The song "Sounsoumba", for example, compares a young girl who has been forced into a loveless marriage, with a once strong and mighty tree which has been cut down to a pitiful stump. "I have become solitary/ I am alone with God/ I am crying softly," Oumou sings. These words echo the pain of her childhood. "Sometimes I would shut myself away," Oumou remembers. "I would sing to console myself. I had no mother on whose shoulder I could rest my head for comfort. There were no stories at bedtime. So I sang. And I cried a lot."

Oumou is also aware of the fragility and responsibilities of fame. In the song "Kounadya" she affirms, as if to annihilate any hint of arrogance in herself, that fortune is given by God and "your lucky star". "You can lose your lucky star/ Or you can take care of it/ You must not spoil it." When I asked Oumou if she applied this lesson to herself, her response was swift, betraying the slightest hint of resentment that I should even think otherwise. "Absolutely!" she exclaims. "I begin with myself. I try to show a good example.I thank God for this fortune, and I try and help younger artists move up the ladder, in an attempt to give benefit to those who haven't had the kind of opportunities I have."

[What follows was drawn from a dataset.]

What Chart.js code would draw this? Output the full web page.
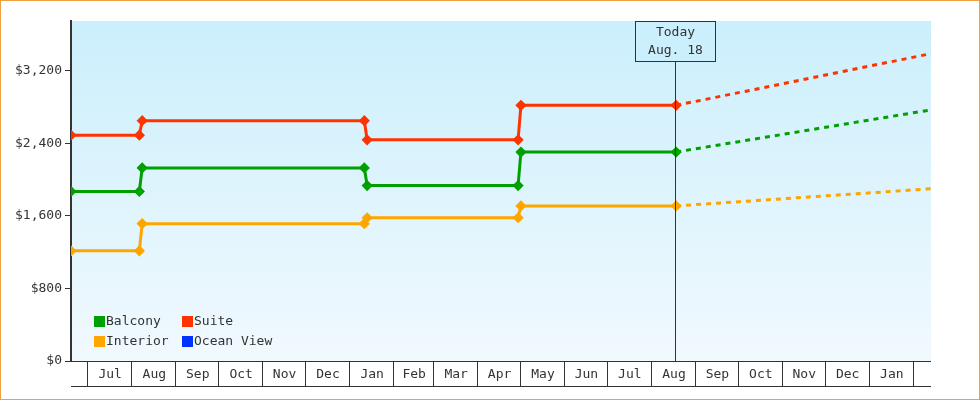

Perhaps the most fascinating song on the album is "Donso". This smouldering bluesy number pays tribute to the traditional hunters of the Wassoulou region. These revered men were not only warriors and protectors, but also healers, philosophers and musicians. Through a contemplation of the nobility of this hunting caste Oumou manages to reinstate a positive view of manhood, thereby healing the wound caused by her father's abandonment. The pain and anger that it generated have hitherto defined Oumou's music and her mission to champion the cause of women.

In 2005 Oumou's father was killed in a car crash. Before he died, Oumou managed to reconcile herself with him, and found out that he wasn't quite the demon of her younger imagination. "Donso" celebrates this reconciliation, albeit obliquely. "I praise my father Bari Sangare/ Passing on is not the hardest thing/ Passing on without leaving anything behind, that's what's the hardest/ Now Bari Sangare rests in peace."

Seya, which means "joy", is the guarantor of Oumou's legacy. It's an album full of courage – courage to be honest, to forgive, to be wise and to move on.